Copy all of the material word for word, except for the pictures.

- - - -

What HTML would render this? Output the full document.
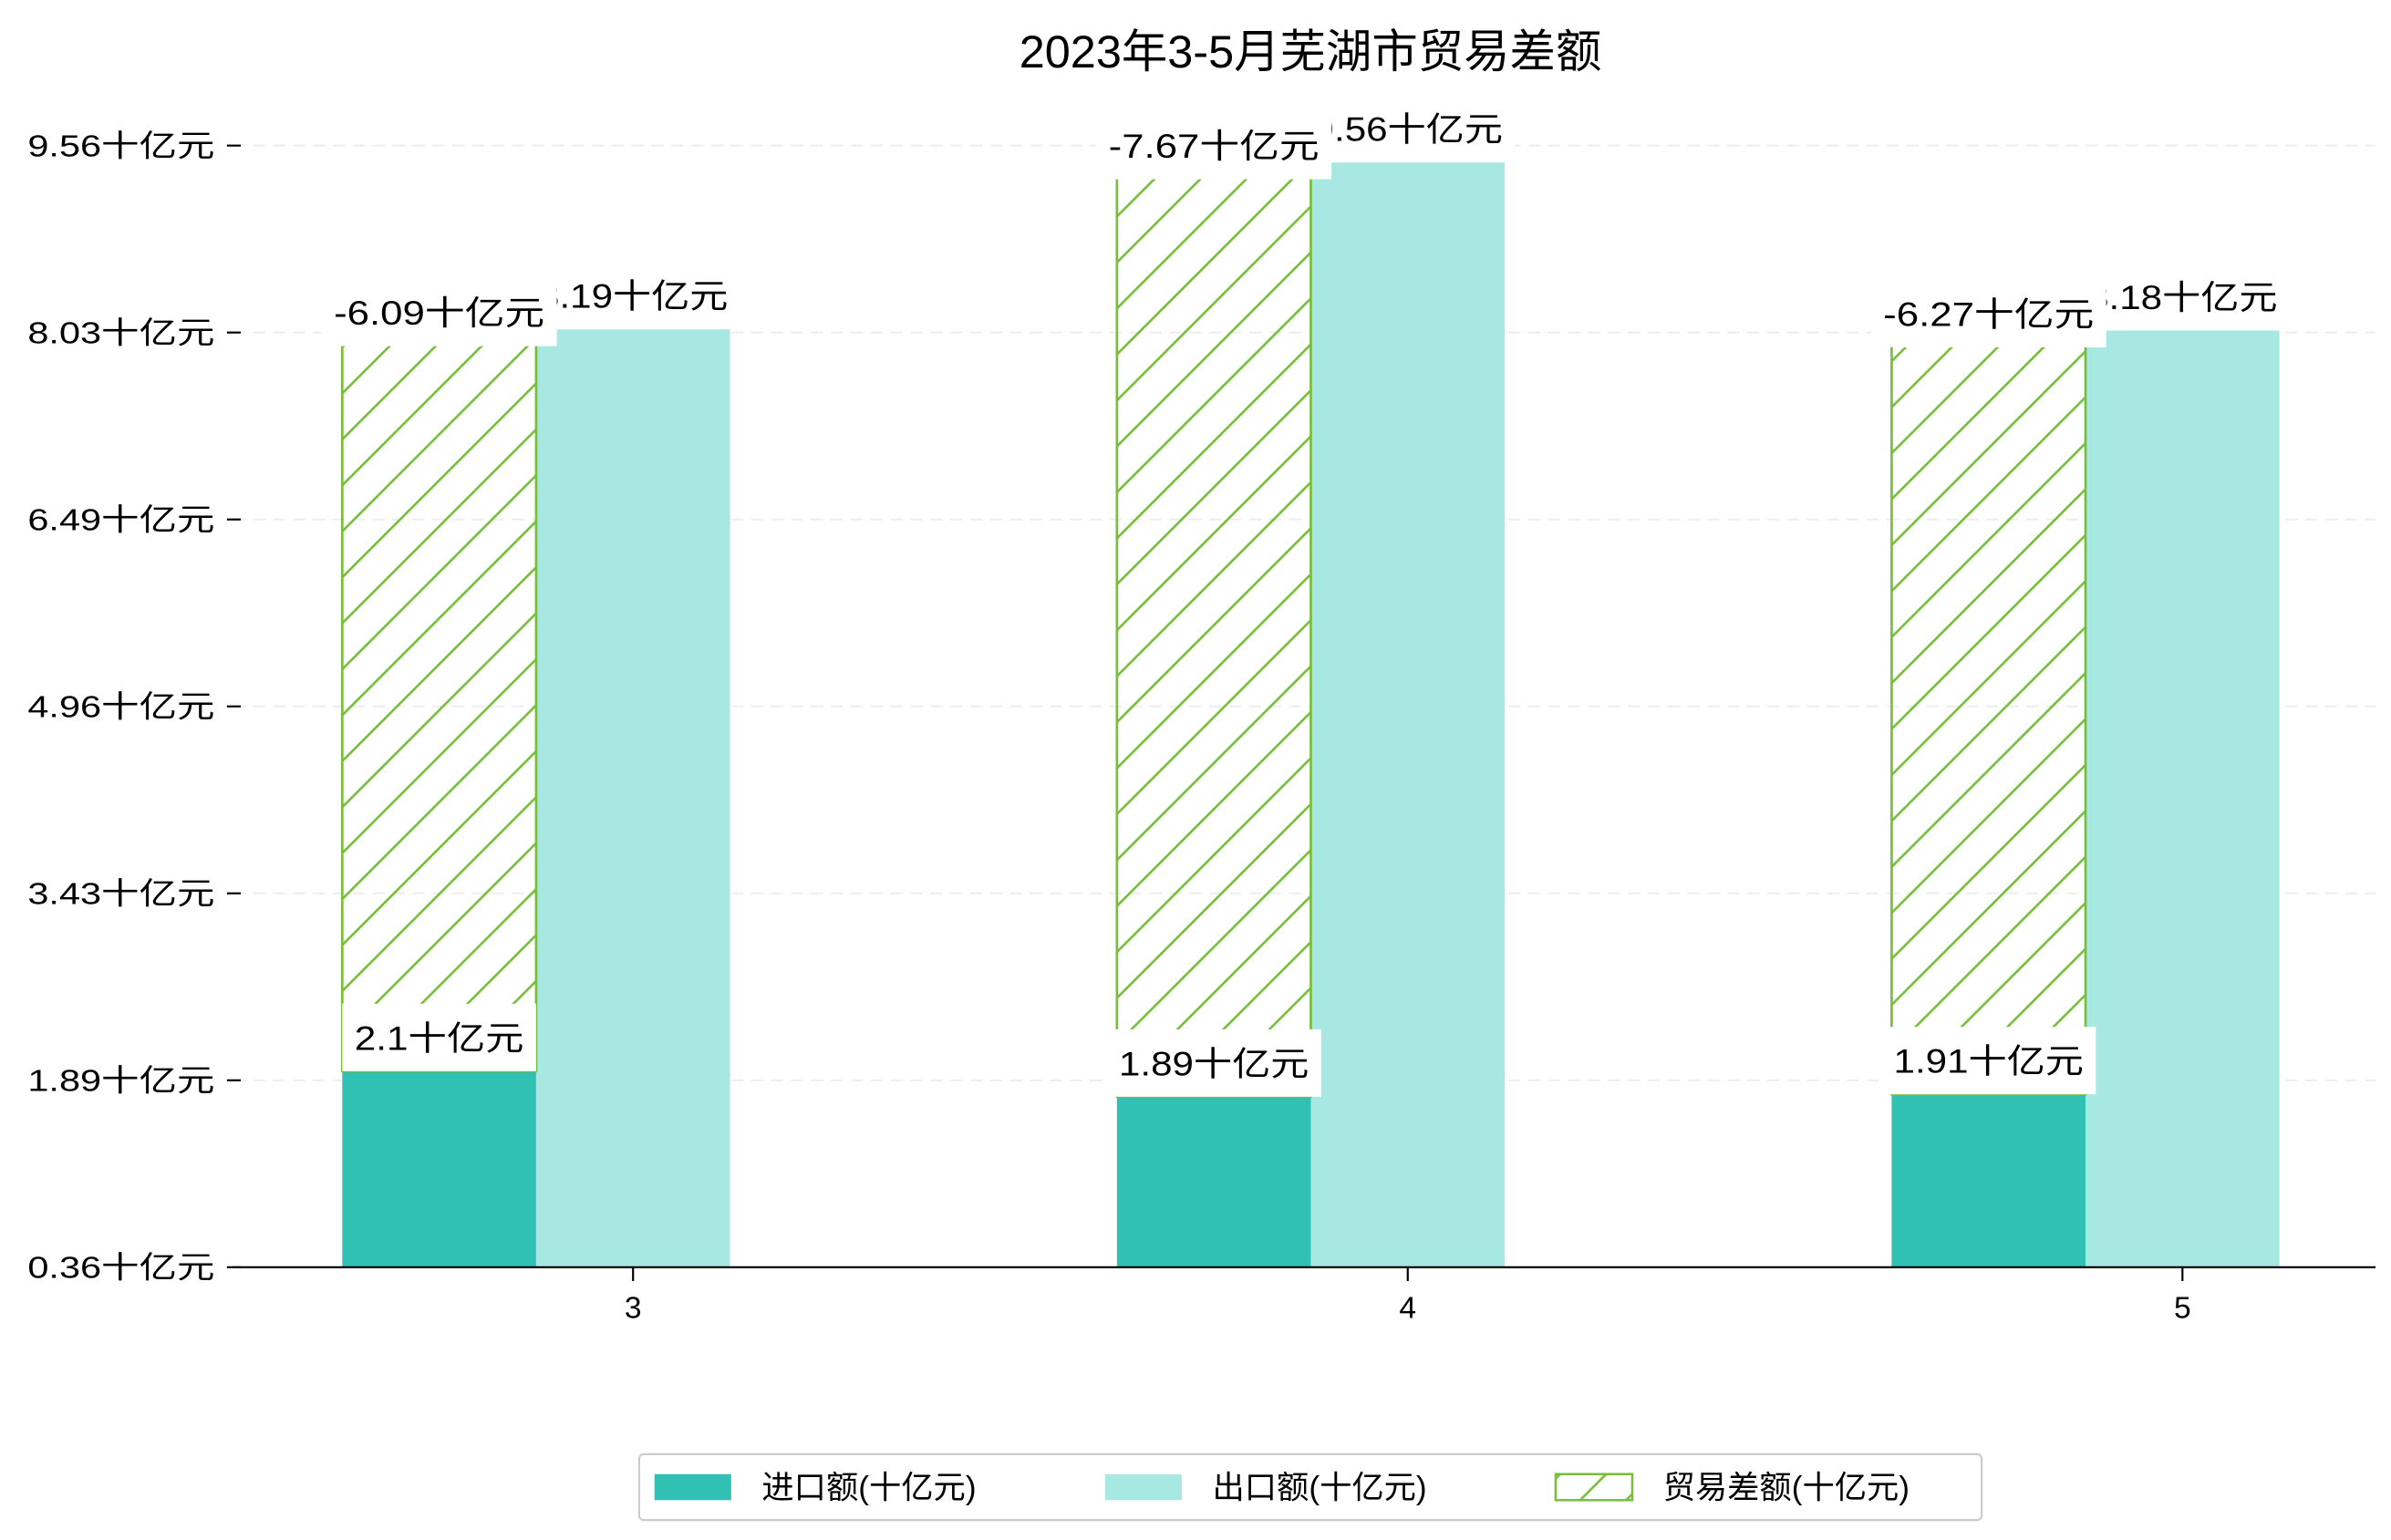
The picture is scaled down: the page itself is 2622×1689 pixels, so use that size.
<!DOCTYPE html>
<html><head><meta charset="utf-8"><style>
html,body{margin:0;padding:0;background:#fff}
svg{display:block}
text{font-family:"Liberation Sans","Noto Sans CJK SC",sans-serif;fill:#000}
</style></head><body>
<svg id="chart" width="2622" height="1689" viewBox="0 0 1560 1005" xmlns="http://www.w3.org/2000/svg">
<defs>
<pattern id="hatch" patternUnits="userSpaceOnUse" width="30" height="30">
<path d="M-5,5 L5,-5 M0,30 L30,0 M25,35 L35,25" stroke="#78be3c" stroke-width="1.6"/>
</pattern>
</defs>
<text x="855" y="44" font-size="30" text-anchor="middle">2023年3-5月芜湖市贸易差额</text>
<g id="grid"></g>
<g id="yaxis"></g>
<g id="bars"></g>
<g id="labels"></g>
<line x1="152" y1="827" x2="1550" y2="827" stroke="#000" stroke-width="1.3"/>
<g id="xaxis"></g>
<g>
<rect x="417" y="949" width="876" height="43" fill="#fff" stroke="#ccc" stroke-width="1.3" rx="3"/>
<rect x="427" y="962" width="50" height="17" fill="#30c0b4"/>
<text x="497" y="978" font-size="21">进口额(十亿元)</text>
<rect x="721" y="962" width="50" height="17" fill="#a8e8e2"/>
<text x="791" y="978" font-size="21">出口额(十亿元)</text>
<rect x="1015" y="962" width="50" height="17" fill="url(#hatch)" stroke="#78be3c" stroke-width="1.5"/>
<text x="1085" y="978" font-size="21">贸易差额(十亿元)</text>
</g>
</svg>
<script>
const categories = ["3", "4", "5"];
const importValues = [2.1, 1.89, 1.91];
const exportValues = [8.19, 9.56, 8.18];
const balanceValues = [-6.09, -7.67, -6.27];
const yTickLabels = ["0.36", "1.89", "3.43", "4.96", "6.49", "8.03", "9.56"];

const NS = "http://www.w3.org/2000/svg";
const yZero = 866, yPerUnit = 79.5;
function y(v){ return yZero - v * yPerUnit; }
const axisBottom = 827, axisTopTick = 95;
function x(i){ return 413 + i * 505.5; }
const barW = 126.5;
function mk(tag, attrs, parent){
  const e = document.createElementNS(NS, tag);
  for (const k in attrs) e.setAttribute(k, attrs[k]);
  parent.appendChild(e);
  return e;
}
const grid = document.getElementById('grid');
const yaxis = document.getElementById('yaxis');
yTickLabels.forEach((lab, i) => {
  const ty = axisBottom - i * (axisBottom - axisTopTick) / (yTickLabels.length - 1);
  if (i > 0) {
    const g = mk('line', {x1:152, x2:1550, y1:ty, y2:ty, stroke:'#eee', 'stroke-dasharray':'8,5', 'stroke-width':1.2}, grid);
    
    
  }
  const t = mk('line', {x1:148, x2:157, y1:ty, y2:ty, stroke:'#000', 'stroke-width':1.3}, yaxis);
  
  
  const tx = mk('text', {x:18, y:ty + 7, 'font-size':20, textLength:122, lengthAdjust:'spacingAndGlyphs'}, yaxis);
  tx.textContent = lab + '十亿元';
  
  
});
const bars = document.getElementById('bars');
const labels = document.getElementById('labels');
const xaxis = document.getElementById('xaxis');
function label(cx, cy, txt, w){
  const r = mk('rect', {x:cx - w/2 - 8, y:cy - 22, width:w + 16, height:44, fill:'#fff'}, labels);
  
  
  const t = mk('text', {x:cx, y:cy + 8, 'font-size':22, 'text-anchor':'middle', textLength:w, lengthAdjust:'spacingAndGlyphs'}, labels);
  t.textContent = txt;
  
  
}
categories.forEach((c, i) => {
  const cx = x(i);
  const ix = cx - 1.5 * barW, ex = cx - 0.5 * barW;
  const imp = mk('rect', {x:ix, y:y(importValues[i]), width:barW, height:axisBottom - y(importValues[i]), fill:'#30c0b4'}, bars);
  
  
  const exp = mk('rect', {x:ex, y:y(exportValues[i]), width:barW, height:axisBottom - y(exportValues[i]), fill:'#a8e8e2'}, bars);
  
  
  const bTop = y(importValues[i] - balanceValues[i]);
  const bBot = y(importValues[i]);
  const bal = mk('rect', {x:ix, y:bTop, width:barW, height:bBot - bTop, fill:'url(#hatch)', stroke:'#78be3c', 'stroke-width':1.6}, bars);
  
  
  const tk = mk('line', {x1:cx, x2:cx, y1:827, y2:836, stroke:'#000', 'stroke-width':1.3}, xaxis);
  
  
  const tl = mk('text', {x:cx, y:860, 'font-size':20, 'text-anchor':'middle'}, xaxis);
  tl.textContent = c;
  
  
  const fmt = v => String(v);
  const wOf = s => s.length * 13.5 + 70;
  label(ix + barW/2, y(importValues[i]) - 22, fmt(importValues[i]) + '十亿元', wOf(fmt(importValues[i])));
  label(ex + barW/2, y(exportValues[i]) - 22, fmt(exportValues[i]) + '十亿元', wOf(fmt(exportValues[i])));
  label(ix + barW/2, bTop - 11, fmt(balanceValues[i]) + '十亿元', wOf(fmt(balanceValues[i])));
});
</script>
</body></html>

- - - -

◆ Response for this exercise
What HTML would render this? Output the full document.
The picture is scaled down: the page itself is 2622×1689 pixels, so use that size.
<!DOCTYPE html>
<html><head><meta charset="utf-8"><style>
html,body{margin:0;padding:0;background:#fff}
svg{display:block}
text{font-family:"Liberation Sans","Noto Sans CJK SC",sans-serif;fill:#000}
</style></head><body>
<svg id="chart" width="2622" height="1689" viewBox="0 0 1560 1005" xmlns="http://www.w3.org/2000/svg">
<defs>
<pattern id="hatch" patternUnits="userSpaceOnUse" width="30" height="30">
<path d="M-5,5 L5,-5 M0,30 L30,0 M25,35 L35,25" stroke="#78be3c" stroke-width="1.6"/>
</pattern>
</defs>
<text x="855" y="44" font-size="30" text-anchor="middle">2023年3-5月芜湖市贸易差额</text>
<g id="grid"></g>
<g id="yaxis"></g>
<g id="bars"></g>
<g id="labels"></g>
<line x1="152" y1="827" x2="1550" y2="827" stroke="#000" stroke-width="1.3"/>
<g id="xaxis"></g>
<g>
<rect x="417" y="949" width="876" height="43" fill="#fff" stroke="#ccc" stroke-width="1.3" rx="3"/>
<rect x="427" y="962" width="50" height="17" fill="#30c0b4"/>
<text x="497" y="978" font-size="21">进口额(十亿元)</text>
<rect x="721" y="962" width="50" height="17" fill="#a8e8e2"/>
<text x="791" y="978" font-size="21">出口额(十亿元)</text>
<rect x="1015" y="962" width="50" height="17" fill="url(#hatch)" stroke="#78be3c" stroke-width="1.5"/>
<text x="1085" y="978" font-size="21">贸易差额(十亿元)</text>
</g>
</svg>
<script>
const categories = ["3", "4", "5"];
const importValues = [2.1, 1.89, 1.91];
const exportValues = [8.19, 9.56, 8.18];
const balanceValues = [-6.09, -7.67, -6.27];
const yTickLabels = ["0.36", "1.89", "3.43", "4.96", "6.49", "8.03", "9.56"];

const NS = "http://www.w3.org/2000/svg";
const yZero = 866, yPerUnit = 79.5;
function y(v){ return yZero - v * yPerUnit; }
const axisBottom = 827, axisTopTick = 95;
function x(i){ return 413 + i * 505.5; }
const barW = 126.5;
function mk(tag, attrs, parent){
  const e = document.createElementNS(NS, tag);
  for (const k in attrs) e.setAttribute(k, attrs[k]);
  parent.appendChild(e);
  return e;
}
const grid = document.getElementById('grid');
const yaxis = document.getElementById('yaxis');
yTickLabels.forEach((lab, i) => {
  const ty = axisBottom - i * (axisBottom - axisTopTick) / (yTickLabels.length - 1);
  if (i > 0) {
    const g = mk('line', {x1:152, x2:1550, y1:ty, y2:ty, stroke:'#eee', 'stroke-dasharray':'8,5', 'stroke-width':1.2}, grid);
    
    
  }
  const t = mk('line', {x1:148, x2:157, y1:ty, y2:ty, stroke:'#000', 'stroke-width':1.3}, yaxis);
  
  
  const tx = mk('text', {x:18, y:ty + 7, 'font-size':20, textLength:122, lengthAdjust:'spacingAndGlyphs'}, yaxis);
  tx.textContent = lab + '十亿元';
  
  
});
const bars = document.getElementById('bars');
const labels = document.getElementById('labels');
const xaxis = document.getElementById('xaxis');
function label(cx, cy, txt, w){
  const r = mk('rect', {x:cx - w/2 - 8, y:cy - 22, width:w + 16, height:44, fill:'#fff'}, labels);
  
  
  const t = mk('text', {x:cx, y:cy + 8, 'font-size':22, 'text-anchor':'middle', textLength:w, lengthAdjust:'spacingAndGlyphs'}, labels);
  t.textContent = txt;
  
  
}
categories.forEach((c, i) => {
  const cx = x(i);
  const ix = cx - 1.5 * barW, ex = cx - 0.5 * barW;
  const imp = mk('rect', {x:ix, y:y(importValues[i]), width:barW, height:axisBottom - y(importValues[i]), fill:'#30c0b4'}, bars);
  
  
  const exp = mk('rect', {x:ex, y:y(exportValues[i]), width:barW, height:axisBottom - y(exportValues[i]), fill:'#a8e8e2'}, bars);
  
  
  const bTop = y(importValues[i] - balanceValues[i]);
  const bBot = y(importValues[i]);
  const bal = mk('rect', {x:ix, y:bTop, width:barW, height:bBot - bTop, fill:'url(#hatch)', stroke:'#78be3c', 'stroke-width':1.6}, bars);
  
  
  const tk = mk('line', {x1:cx, x2:cx, y1:827, y2:836, stroke:'#000', 'stroke-width':1.3}, xaxis);
  
  
  const tl = mk('text', {x:cx, y:860, 'font-size':20, 'text-anchor':'middle'}, xaxis);
  tl.textContent = c;
  
  
  const fmt = v => String(v);
  const wOf = s => s.length * 13.5 + 70;
  label(ix + barW/2, y(importValues[i]) - 22, fmt(importValues[i]) + '十亿元', wOf(fmt(importValues[i])));
  label(ex + barW/2, y(exportValues[i]) - 22, fmt(exportValues[i]) + '十亿元', wOf(fmt(exportValues[i])));
  label(ix + barW/2, bTop - 11, fmt(balanceValues[i]) + '十亿元', wOf(fmt(balanceValues[i])));
});
</script>
</body></html>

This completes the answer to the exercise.